Objective » Copy exactly, and only, the lines below from the first through the one containing "ax = fig.add_axes([left, bottom, right", both included; pictures are omitted.

◇ ◇ ◇

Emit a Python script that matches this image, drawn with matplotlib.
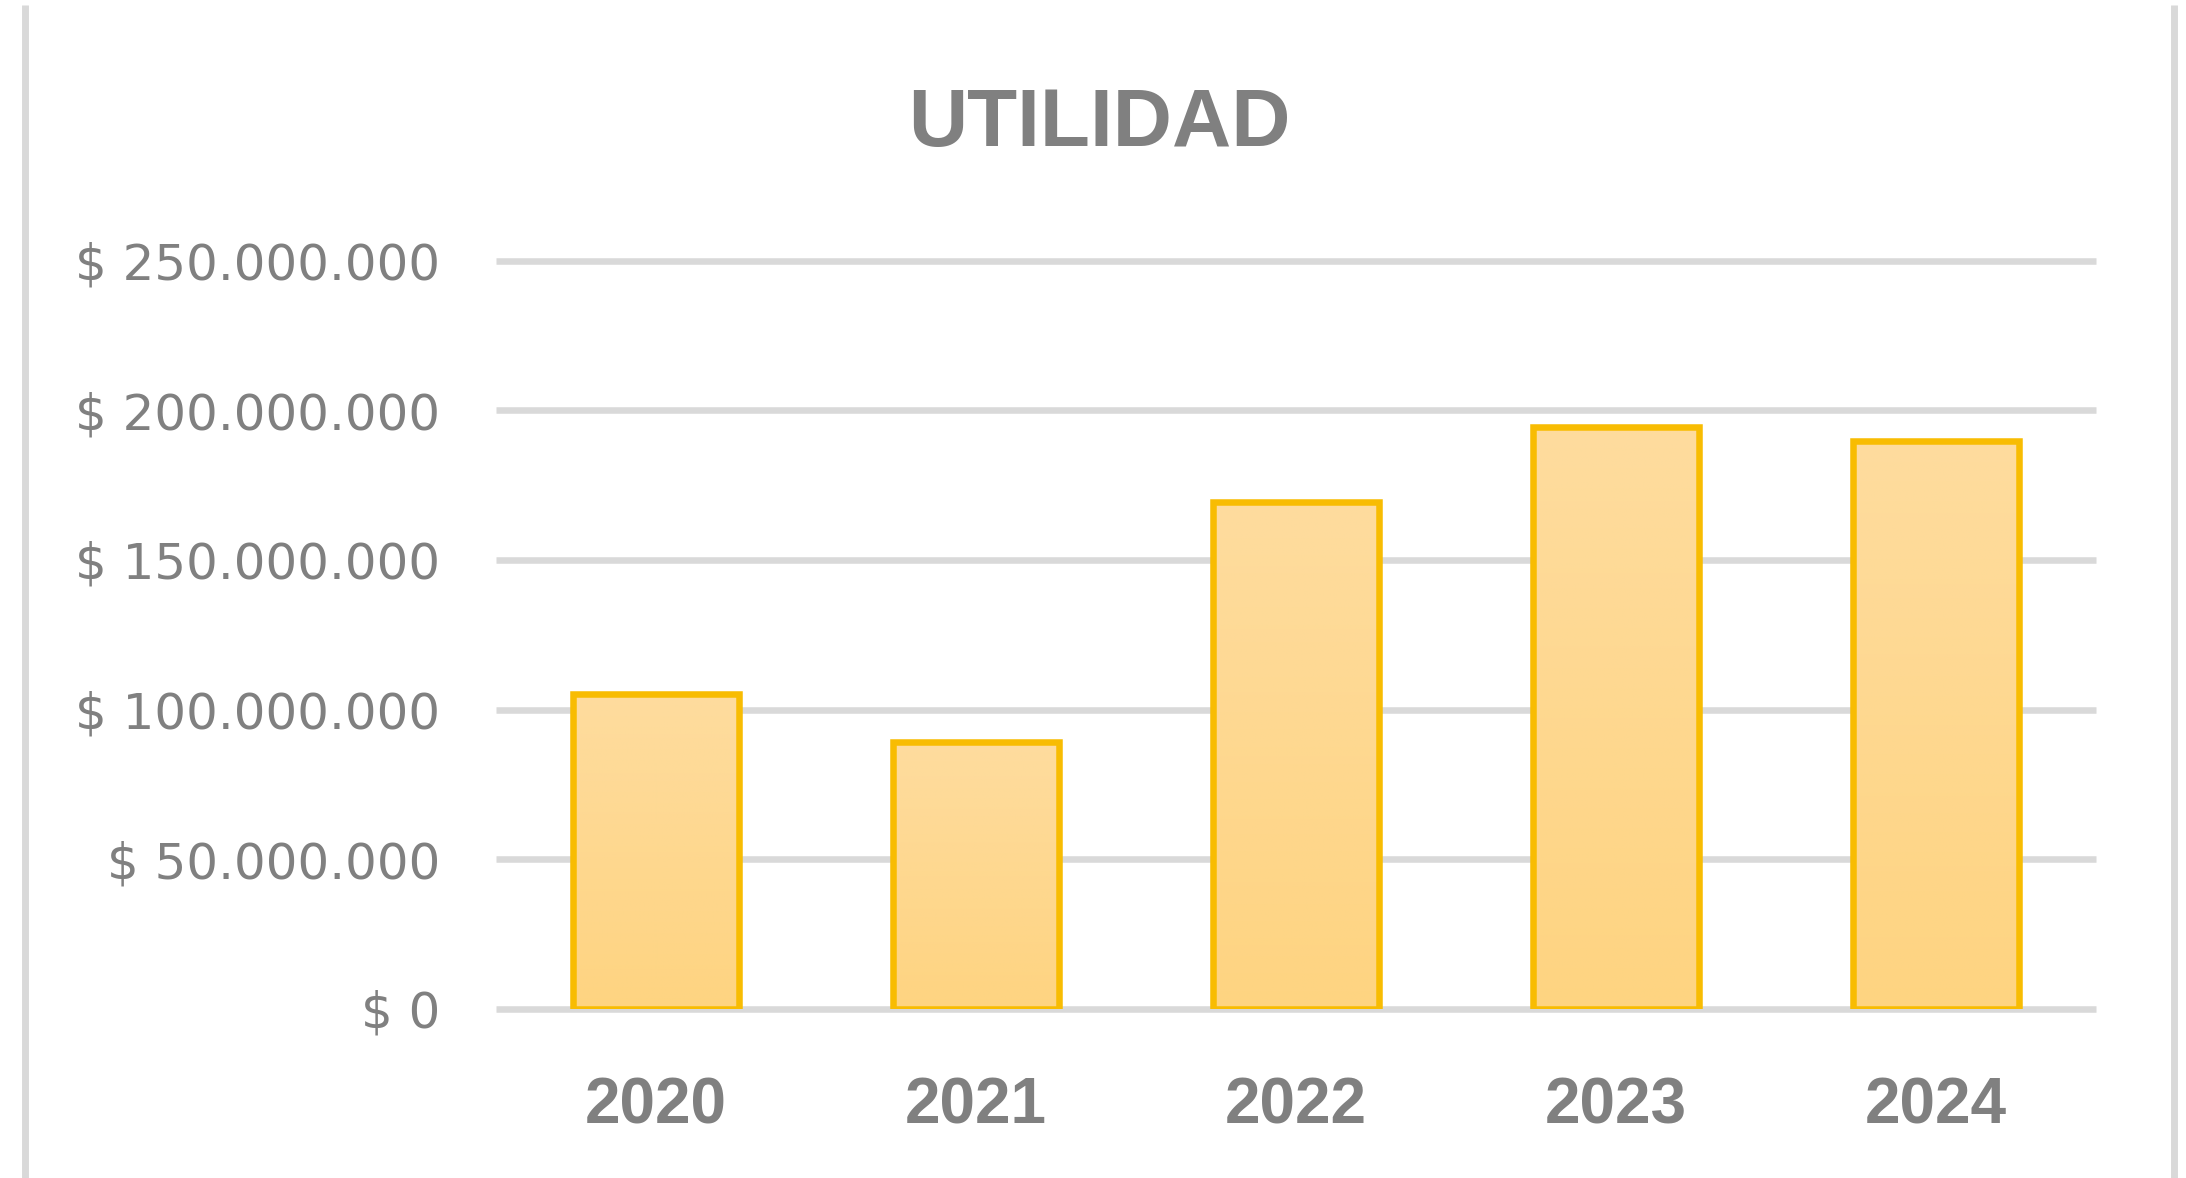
import matplotlib
matplotlib.use("Agg")
import matplotlib.pyplot as plt
import matplotlib.ticker as mticker
from matplotlib.lines import Line2D
from matplotlib.colors import LinearSegmentedColormap
import numpy as np

# ---- data ----
years = ["2020", "2021", "2022", "2023", "2024"]
utilidad = [105_100_000, 89_100_000, 169_300_000, 194_400_000, 189_600_000]
y_ticks = [0, 50_000_000, 100_000_000, 150_000_000, 200_000_000, 250_000_000]
title = "UTILIDAD"

GRAY_TXT = "#808080"
GRID = "#d9d9d9"
EDGE = "#f8bc02"
TOP_FILL = "#fedc9e"
BOT_FILL = "#fed481"

DPI = 100
W, H = 2186, 1178
fig = plt.figure(figsize=(W / DPI, H / DPI), dpi=DPI)
fig.patch.set_facecolor("white")

left, right = 496 / W, 2096 / W
bottom, top = 1 - 1008.7 / H, 1 - 260.7 / H
ax = fig.add_axes([left, bottom, right - left, top - bottom])

x = np.arange(len(years))
bw = 0.52

cmap = LinearSegmentedColormap.from_list("g", [BOT_FILL, TOP_FILL])
grad = np.linspace(0, 1, 256).reshape(-1, 1)
for xi, v in zip(x, utilidad):
    ax.imshow(grad, extent=(xi - bw / 2, xi + bw / 2, 0, v), origin="lower",
              cmap=cmap, aspect="auto", zorder=2, interpolation="bilinear")

ax.bar(x, utilidad, width=bw, facecolor="none", edgecolor=EDGE,
       linewidth=4.7, zorder=3)

ax.set_xlim(-0.5, len(years) - 0.5)
ax.set_ylim(0, 250_000_000)

for t in y_ticks:
    ax.axhline(t, color=GRID, linewidth=4.7, zorder=1, clip_on=False,
               solid_capstyle="butt")

ax.set_yticks(y_ticks)


def fmt(v, pos):
    s = f"{int(v):,}".replace(",", ".")
    return f"$ {s}"


ax.yaxis.set_major_formatter(mticker.FuncFormatter(fmt))
ax.set_xticks(x)
ax.set_xticklabels(years)

ax.tick_params(axis="y", length=0, pad=40, labelsize=36, labelcolor=GRAY_TXT)
ax.tick_params(axis="x", length=0, pad=49, labelsize=46, labelcolor=GRAY_TXT)
for lab in ax.get_yticklabels():
    lab.set_fontfamily("DejaVu Sans")
for lab in ax.get_xticklabels():
    lab.set_fontfamily("Liberation Sans")
    lab.set_fontweight("bold")

for sp in ax.spines.values():
    sp.set_visible(False)
ax.set_facecolor("none")

fig.text(1099 / W, 1 - 146 / H, title, ha="center", va="baseline",
         fontsize=59, fontweight="bold", color=GRAY_TXT,
         family="Liberation Sans")

# chart-area side borders
for xb in (24.5 / W, 2173.5 / W):
    fig.add_artist(Line2D([xb, xb], [0, 1 - 5 / H], transform=fig.transFigure,
                          color=GRID, linewidth=5.0, solid_capstyle="butt"))

fig.savefig("out.png", dpi=DPI, facecolor="white")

◇ ◇ ◇

Written solution »
Emit a Python script that matches this image, drawn with matplotlib.
import matplotlib
matplotlib.use("Agg")
import matplotlib.pyplot as plt
import matplotlib.ticker as mticker
from matplotlib.lines import Line2D
from matplotlib.colors import LinearSegmentedColormap
import numpy as np

# ---- data ----
years = ["2020", "2021", "2022", "2023", "2024"]
utilidad = [105_100_000, 89_100_000, 169_300_000, 194_400_000, 189_600_000]
y_ticks = [0, 50_000_000, 100_000_000, 150_000_000, 200_000_000, 250_000_000]
title = "UTILIDAD"

GRAY_TXT = "#808080"
GRID = "#d9d9d9"
EDGE = "#f8bc02"
TOP_FILL = "#fedc9e"
BOT_FILL = "#fed481"

DPI = 100
W, H = 2186, 1178
fig = plt.figure(figsize=(W / DPI, H / DPI), dpi=DPI)
fig.patch.set_facecolor("white")

left, right = 496 / W, 2096 / W
bottom, top = 1 - 1008.7 / H, 1 - 260.7 / H
ax = fig.add_axes([left, bottom, right - left, top - bottom])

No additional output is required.